Without question, these changes create serious problems for those businesses doing business in Tennessee. Tennessee law like that of many other states applies to any entity that conducts business in the state, irrespective of where that holder may be based or headquartered, if that firm collects personal data of a state’s residents.
And on a more global basis the conflicting notice periods complicate any data breach response. With the elimination of the encryption safe harbor, the Tennessee amendments now make the law there arguably the most onerous in the nation.
What should businesses be doing?
There are legions of publicly available materials that provide information for business in preparing themselves for what some say is the inevitable data breach.
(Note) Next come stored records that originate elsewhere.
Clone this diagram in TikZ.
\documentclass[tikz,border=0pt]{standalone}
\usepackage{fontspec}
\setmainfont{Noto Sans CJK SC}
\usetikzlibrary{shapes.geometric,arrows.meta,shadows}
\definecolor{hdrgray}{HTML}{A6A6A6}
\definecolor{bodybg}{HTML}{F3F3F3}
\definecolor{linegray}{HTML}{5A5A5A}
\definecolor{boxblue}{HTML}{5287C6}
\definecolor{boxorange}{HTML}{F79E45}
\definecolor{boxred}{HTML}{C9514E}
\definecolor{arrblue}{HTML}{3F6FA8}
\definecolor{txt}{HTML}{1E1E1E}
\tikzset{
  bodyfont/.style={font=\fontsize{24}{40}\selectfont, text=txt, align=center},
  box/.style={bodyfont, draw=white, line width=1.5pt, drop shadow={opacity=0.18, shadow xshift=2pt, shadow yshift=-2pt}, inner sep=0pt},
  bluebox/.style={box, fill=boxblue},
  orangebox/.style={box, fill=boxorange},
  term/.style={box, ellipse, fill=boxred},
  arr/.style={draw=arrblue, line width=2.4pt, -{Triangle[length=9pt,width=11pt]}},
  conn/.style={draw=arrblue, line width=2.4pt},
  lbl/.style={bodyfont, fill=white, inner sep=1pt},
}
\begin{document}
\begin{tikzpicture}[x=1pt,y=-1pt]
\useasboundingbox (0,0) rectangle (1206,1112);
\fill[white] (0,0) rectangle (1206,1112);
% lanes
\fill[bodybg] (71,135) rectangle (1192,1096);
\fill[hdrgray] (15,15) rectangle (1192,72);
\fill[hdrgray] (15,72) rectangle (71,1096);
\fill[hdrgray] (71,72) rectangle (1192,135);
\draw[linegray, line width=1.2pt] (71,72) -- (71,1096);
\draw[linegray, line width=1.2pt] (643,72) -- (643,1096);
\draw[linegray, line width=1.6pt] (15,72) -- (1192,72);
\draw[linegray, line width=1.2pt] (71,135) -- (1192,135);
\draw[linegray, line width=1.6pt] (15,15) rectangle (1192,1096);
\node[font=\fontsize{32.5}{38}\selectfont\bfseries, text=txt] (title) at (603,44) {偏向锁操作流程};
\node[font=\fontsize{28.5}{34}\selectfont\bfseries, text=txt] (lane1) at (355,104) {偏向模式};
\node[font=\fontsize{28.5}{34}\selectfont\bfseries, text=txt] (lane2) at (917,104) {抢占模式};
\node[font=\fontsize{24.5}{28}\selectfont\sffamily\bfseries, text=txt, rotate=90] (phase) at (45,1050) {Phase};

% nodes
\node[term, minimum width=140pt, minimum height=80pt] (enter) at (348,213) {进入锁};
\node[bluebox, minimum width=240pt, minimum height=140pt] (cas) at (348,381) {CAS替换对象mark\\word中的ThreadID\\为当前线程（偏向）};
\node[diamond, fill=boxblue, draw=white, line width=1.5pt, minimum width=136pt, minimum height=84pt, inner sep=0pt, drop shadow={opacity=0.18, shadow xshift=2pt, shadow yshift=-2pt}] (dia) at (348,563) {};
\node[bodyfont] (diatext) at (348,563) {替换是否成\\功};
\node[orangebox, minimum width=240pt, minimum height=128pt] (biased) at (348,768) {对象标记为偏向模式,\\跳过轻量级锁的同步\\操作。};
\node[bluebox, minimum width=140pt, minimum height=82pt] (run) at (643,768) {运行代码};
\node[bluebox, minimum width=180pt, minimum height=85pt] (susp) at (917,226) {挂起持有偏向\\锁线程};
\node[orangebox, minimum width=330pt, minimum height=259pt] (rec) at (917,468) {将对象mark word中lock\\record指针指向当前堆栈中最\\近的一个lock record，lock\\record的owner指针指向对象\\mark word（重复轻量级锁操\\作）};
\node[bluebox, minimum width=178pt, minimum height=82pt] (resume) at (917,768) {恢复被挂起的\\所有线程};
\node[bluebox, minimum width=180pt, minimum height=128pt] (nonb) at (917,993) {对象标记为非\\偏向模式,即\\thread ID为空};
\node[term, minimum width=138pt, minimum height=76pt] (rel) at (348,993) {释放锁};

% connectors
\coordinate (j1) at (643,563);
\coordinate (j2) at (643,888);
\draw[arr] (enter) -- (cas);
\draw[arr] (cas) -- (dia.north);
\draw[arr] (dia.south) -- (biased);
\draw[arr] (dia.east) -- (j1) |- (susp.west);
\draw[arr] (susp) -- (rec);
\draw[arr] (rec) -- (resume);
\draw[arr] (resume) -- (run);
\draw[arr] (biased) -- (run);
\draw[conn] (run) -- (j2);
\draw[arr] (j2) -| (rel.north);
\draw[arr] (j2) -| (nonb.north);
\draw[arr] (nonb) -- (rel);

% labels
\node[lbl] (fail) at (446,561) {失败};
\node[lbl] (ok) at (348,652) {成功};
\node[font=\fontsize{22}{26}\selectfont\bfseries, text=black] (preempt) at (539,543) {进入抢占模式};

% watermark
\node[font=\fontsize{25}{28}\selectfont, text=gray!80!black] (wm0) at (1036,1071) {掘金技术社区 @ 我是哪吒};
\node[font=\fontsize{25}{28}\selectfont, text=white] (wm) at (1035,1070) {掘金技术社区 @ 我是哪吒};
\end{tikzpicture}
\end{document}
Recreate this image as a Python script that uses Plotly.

See for example:
But the changes in Tennessee law are instructive how rapidly things change in this field. Correspondingly, this rapid change requires the constant review and update of data response plans and related information and materials. The new Tennessee changes, for example, may affect several issues and requirements. Incident responses plans may be substantial affected and rendered in whole or in part obsolete. Likewise, vendor contracts often contain notice provisions that may create conflicting requirements with the new law. Cyber insurance policies also could contain various inconsistent requirements and may not even cover breaches that involve encrypted data.
Businesses should have a way of determining whether a change in any state in which they do business has occurred. Most privacy professionals and legal counsel can provide this information on an ongoing basis. At the very least, businesses should review on an ongoing basis their incident response plans in light of any changes in state requirements. Also businesses should review such things as what service providers may have personal information relating to residents in states where a legal change occurs and what their contracts with them say. Plus, insurance policies should be re-reviewed. And data protection policies, levels of encryption and how a business might meet the “no material compromise” and “no reasonable belief that information has been acquired” safe harbors should be thought through.
And the time to do these kinds of reviews and due diligence now more than is before a breach occurs not after.